Before leaving the station for the crime scene, Rossi had reached the chief of the West L.A. detective-homicide unit that would be in charge of the investigation, Ron Phillips, at home. A twenty-eight-year veteran of the LAPD, Phillips no longer investigated crimes himself; rather, it was his responsibility to visit the crime scene, talk with the uniformed officers who had discovered the bodies, and assign the case to one of the four homicide detectives who worked under him.

In the early morning hours of June 13, Phillips’s on-call detective for the next case was Mark Fuhrman, who would be assisted by his more junior partner, Brad Roberts. Phillips called Fuhrman and Roberts at their respective homes and told them to meet him at the West L.A. station. Roberts couldn’t get to the station as quickly as the other two, so when Phillips and Fuhrman met there at shortly before 2:00, they took an unmarked police car and proceeded together to the murder scene. They arrived at about 2:10 A.M. As Fuhrman approached the scene, he wore a shirt and tie but no jacket. According to the crime-scene log, Detective Mark Fuhrman was the seventeenth police officer to arrive at 875 South Bundy Drive.

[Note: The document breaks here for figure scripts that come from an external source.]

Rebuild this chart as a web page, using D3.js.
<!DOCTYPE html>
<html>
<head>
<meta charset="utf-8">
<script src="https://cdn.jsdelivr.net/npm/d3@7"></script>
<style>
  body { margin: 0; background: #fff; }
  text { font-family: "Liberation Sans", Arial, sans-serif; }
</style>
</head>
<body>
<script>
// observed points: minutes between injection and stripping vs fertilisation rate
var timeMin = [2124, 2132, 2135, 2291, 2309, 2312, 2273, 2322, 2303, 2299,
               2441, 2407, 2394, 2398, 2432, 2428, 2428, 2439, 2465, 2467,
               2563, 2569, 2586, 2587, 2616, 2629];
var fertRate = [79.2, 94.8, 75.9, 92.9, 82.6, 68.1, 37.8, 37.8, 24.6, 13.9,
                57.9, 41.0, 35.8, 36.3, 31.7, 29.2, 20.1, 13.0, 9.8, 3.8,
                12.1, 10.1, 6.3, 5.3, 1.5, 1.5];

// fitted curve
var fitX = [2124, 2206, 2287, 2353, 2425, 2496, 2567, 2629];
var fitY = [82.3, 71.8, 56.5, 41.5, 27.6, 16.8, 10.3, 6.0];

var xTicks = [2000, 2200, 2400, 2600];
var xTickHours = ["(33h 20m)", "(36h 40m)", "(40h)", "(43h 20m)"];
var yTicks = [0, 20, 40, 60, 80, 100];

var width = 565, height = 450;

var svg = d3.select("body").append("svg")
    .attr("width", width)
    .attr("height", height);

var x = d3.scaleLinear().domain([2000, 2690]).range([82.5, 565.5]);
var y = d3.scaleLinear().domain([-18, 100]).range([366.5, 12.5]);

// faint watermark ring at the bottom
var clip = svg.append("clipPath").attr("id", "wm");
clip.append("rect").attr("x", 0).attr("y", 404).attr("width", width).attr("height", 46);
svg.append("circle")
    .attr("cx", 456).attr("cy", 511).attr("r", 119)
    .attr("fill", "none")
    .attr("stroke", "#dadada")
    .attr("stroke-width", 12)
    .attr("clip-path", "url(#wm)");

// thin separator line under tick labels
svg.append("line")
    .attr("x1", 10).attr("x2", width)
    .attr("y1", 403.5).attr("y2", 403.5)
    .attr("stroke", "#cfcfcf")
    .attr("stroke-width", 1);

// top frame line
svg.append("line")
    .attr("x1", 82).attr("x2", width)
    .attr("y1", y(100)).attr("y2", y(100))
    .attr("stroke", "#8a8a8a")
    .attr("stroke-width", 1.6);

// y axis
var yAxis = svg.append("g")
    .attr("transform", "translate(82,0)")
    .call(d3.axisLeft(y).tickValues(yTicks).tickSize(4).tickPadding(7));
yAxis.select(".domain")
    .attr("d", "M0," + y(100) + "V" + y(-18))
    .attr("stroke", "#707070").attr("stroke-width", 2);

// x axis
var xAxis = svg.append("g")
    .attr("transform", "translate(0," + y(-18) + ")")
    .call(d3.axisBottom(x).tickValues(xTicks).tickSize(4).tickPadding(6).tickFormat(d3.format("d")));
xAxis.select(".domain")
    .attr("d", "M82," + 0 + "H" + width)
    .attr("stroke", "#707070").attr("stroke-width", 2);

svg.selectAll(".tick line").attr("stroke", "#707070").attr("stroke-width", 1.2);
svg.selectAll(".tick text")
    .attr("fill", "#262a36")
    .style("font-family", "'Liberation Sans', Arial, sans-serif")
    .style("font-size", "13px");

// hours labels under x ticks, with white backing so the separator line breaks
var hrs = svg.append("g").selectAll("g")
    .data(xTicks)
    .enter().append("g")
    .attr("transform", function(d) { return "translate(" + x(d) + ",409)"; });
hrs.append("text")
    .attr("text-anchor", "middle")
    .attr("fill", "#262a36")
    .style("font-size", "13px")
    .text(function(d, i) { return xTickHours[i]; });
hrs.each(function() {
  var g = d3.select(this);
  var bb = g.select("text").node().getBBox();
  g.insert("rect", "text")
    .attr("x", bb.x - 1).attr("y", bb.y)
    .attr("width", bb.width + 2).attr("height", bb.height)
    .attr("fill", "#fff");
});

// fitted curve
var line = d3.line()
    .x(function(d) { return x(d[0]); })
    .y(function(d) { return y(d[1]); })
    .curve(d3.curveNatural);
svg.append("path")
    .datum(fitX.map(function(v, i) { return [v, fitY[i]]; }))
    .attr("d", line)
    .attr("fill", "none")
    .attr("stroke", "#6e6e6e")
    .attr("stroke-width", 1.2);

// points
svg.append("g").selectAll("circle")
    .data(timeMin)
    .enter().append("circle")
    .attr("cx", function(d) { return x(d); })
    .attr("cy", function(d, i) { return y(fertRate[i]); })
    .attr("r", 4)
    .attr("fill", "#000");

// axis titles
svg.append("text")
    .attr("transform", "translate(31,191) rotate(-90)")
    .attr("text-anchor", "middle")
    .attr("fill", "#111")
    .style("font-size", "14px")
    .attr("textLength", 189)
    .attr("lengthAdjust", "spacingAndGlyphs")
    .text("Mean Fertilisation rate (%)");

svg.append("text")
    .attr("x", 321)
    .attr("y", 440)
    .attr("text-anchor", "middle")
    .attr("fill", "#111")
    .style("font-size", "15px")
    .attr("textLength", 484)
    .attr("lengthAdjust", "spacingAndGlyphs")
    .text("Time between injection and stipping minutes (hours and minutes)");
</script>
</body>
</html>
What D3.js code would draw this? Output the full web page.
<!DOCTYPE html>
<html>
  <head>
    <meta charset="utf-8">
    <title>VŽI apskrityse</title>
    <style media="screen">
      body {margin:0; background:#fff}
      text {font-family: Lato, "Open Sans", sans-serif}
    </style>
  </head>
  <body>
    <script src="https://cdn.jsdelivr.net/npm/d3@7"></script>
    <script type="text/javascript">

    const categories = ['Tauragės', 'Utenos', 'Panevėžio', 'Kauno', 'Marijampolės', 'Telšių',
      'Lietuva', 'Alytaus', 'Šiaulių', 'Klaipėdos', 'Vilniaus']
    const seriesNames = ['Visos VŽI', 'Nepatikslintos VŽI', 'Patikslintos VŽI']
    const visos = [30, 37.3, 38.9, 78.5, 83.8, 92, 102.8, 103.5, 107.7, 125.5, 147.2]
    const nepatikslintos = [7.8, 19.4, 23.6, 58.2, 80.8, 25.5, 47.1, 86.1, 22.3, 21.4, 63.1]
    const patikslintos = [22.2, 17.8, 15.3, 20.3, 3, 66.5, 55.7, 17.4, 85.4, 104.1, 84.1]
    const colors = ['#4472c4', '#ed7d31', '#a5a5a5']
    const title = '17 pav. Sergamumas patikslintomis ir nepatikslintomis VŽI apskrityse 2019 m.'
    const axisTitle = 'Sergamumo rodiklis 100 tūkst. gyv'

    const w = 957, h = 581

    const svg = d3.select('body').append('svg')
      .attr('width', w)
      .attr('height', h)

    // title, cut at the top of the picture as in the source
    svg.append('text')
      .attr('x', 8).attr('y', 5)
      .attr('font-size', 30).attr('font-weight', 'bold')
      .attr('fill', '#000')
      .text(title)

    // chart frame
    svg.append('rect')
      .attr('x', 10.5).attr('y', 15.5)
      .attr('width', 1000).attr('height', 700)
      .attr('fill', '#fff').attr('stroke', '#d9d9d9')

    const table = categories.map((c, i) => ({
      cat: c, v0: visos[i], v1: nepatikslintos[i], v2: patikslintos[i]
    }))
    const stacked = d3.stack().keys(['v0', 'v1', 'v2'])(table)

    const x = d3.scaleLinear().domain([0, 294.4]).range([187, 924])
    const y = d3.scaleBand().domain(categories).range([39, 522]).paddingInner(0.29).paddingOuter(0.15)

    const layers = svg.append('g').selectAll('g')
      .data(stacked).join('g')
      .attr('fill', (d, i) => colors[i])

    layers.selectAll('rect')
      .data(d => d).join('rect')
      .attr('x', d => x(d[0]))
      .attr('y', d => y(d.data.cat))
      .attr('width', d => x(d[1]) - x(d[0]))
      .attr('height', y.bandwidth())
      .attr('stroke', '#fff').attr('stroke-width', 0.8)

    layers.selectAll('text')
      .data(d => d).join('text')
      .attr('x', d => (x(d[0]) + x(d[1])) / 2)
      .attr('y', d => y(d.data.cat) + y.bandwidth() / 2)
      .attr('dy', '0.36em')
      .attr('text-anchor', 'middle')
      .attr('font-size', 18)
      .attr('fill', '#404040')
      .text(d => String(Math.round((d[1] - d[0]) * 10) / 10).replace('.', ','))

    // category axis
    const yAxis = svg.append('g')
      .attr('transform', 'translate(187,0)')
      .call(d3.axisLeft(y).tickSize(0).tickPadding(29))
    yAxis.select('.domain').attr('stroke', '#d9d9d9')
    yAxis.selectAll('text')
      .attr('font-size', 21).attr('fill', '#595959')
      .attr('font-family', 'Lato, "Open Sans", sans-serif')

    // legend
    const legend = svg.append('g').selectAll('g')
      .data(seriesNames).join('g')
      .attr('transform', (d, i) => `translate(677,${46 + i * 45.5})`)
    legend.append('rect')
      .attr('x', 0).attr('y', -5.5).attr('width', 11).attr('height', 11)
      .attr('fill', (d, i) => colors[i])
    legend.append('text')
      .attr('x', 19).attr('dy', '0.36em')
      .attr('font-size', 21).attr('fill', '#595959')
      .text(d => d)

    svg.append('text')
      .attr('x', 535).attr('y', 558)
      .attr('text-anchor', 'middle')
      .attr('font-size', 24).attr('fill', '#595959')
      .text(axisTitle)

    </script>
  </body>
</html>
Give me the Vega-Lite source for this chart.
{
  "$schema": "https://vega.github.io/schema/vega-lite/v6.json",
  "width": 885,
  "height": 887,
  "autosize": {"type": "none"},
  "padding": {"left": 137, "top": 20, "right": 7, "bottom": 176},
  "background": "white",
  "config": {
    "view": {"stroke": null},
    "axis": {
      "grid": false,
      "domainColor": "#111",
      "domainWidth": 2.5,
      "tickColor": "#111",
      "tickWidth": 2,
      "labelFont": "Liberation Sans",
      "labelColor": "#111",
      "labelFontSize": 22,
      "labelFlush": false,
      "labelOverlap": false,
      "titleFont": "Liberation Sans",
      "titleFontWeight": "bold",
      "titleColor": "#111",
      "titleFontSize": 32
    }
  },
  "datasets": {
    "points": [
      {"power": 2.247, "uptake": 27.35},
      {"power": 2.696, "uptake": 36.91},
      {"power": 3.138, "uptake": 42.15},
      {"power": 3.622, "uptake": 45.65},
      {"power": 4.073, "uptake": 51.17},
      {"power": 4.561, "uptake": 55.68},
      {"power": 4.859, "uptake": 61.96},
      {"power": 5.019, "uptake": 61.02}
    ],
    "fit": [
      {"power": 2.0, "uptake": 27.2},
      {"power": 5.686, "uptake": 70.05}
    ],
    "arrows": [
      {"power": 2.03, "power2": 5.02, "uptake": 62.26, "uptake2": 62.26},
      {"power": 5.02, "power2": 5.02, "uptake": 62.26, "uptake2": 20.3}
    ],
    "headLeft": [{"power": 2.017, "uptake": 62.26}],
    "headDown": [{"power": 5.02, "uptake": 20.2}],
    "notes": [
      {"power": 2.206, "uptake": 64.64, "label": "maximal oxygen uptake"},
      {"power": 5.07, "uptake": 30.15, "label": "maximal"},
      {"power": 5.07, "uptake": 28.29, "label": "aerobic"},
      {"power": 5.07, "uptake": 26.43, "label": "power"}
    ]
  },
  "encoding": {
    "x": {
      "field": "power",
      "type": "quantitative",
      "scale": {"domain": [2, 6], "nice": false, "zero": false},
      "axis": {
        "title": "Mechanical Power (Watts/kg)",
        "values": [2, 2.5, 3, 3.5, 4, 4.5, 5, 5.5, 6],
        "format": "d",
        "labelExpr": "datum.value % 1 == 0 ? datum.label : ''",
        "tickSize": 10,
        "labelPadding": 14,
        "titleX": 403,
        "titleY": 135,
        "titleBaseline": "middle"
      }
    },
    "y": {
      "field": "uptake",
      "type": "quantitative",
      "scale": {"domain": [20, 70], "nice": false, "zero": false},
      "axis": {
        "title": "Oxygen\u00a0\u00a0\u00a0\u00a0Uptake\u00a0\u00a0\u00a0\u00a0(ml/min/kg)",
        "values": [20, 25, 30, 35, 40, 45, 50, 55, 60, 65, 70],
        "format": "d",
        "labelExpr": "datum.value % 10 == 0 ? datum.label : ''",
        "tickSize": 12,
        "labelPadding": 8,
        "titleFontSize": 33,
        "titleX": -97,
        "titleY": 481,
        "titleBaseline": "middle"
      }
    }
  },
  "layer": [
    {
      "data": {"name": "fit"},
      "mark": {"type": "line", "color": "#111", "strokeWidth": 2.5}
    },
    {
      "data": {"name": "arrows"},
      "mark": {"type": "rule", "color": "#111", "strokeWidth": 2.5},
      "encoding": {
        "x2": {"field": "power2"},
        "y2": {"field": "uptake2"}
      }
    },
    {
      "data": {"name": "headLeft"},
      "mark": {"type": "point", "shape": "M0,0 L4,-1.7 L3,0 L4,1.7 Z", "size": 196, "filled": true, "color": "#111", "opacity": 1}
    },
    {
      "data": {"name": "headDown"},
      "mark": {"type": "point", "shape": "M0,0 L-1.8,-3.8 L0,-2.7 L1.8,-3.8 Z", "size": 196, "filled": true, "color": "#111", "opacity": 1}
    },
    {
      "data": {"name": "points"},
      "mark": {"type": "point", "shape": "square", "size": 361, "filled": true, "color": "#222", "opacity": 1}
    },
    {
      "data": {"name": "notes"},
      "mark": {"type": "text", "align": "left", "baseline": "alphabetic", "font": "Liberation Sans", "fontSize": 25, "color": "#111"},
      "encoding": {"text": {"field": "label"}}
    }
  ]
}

Riske met Phillips and Fuhrman at the front of the house on Bundy and took them on a tour of the scene. They walked together toward the front door and hunched together in the shrubbery to the left of the pathway while Riske shined his high-powered flashlight on the female victim’s body. But because the front pathway was so covered with blood, the three men decided not to try to tiptoe around it and up the stairs, as Riske had done when he first discovered the scene, but instead walked around the block, via Dorothy Street, to the back alley. Rossi was waiting for them in the alley, and he pointed out some blood on the rear gate to Phillips. Riske, Phillips, and Fuhrman then entered the house through the garage, passing a black Jeep Cherokee and a white Ferrari, and then walked up a short flight of stairs. On the bannister next to the stairs there was a partially eaten cup of Ben & Jerry’s ice cream-Chocolate Chip Cookie Dough in flavor.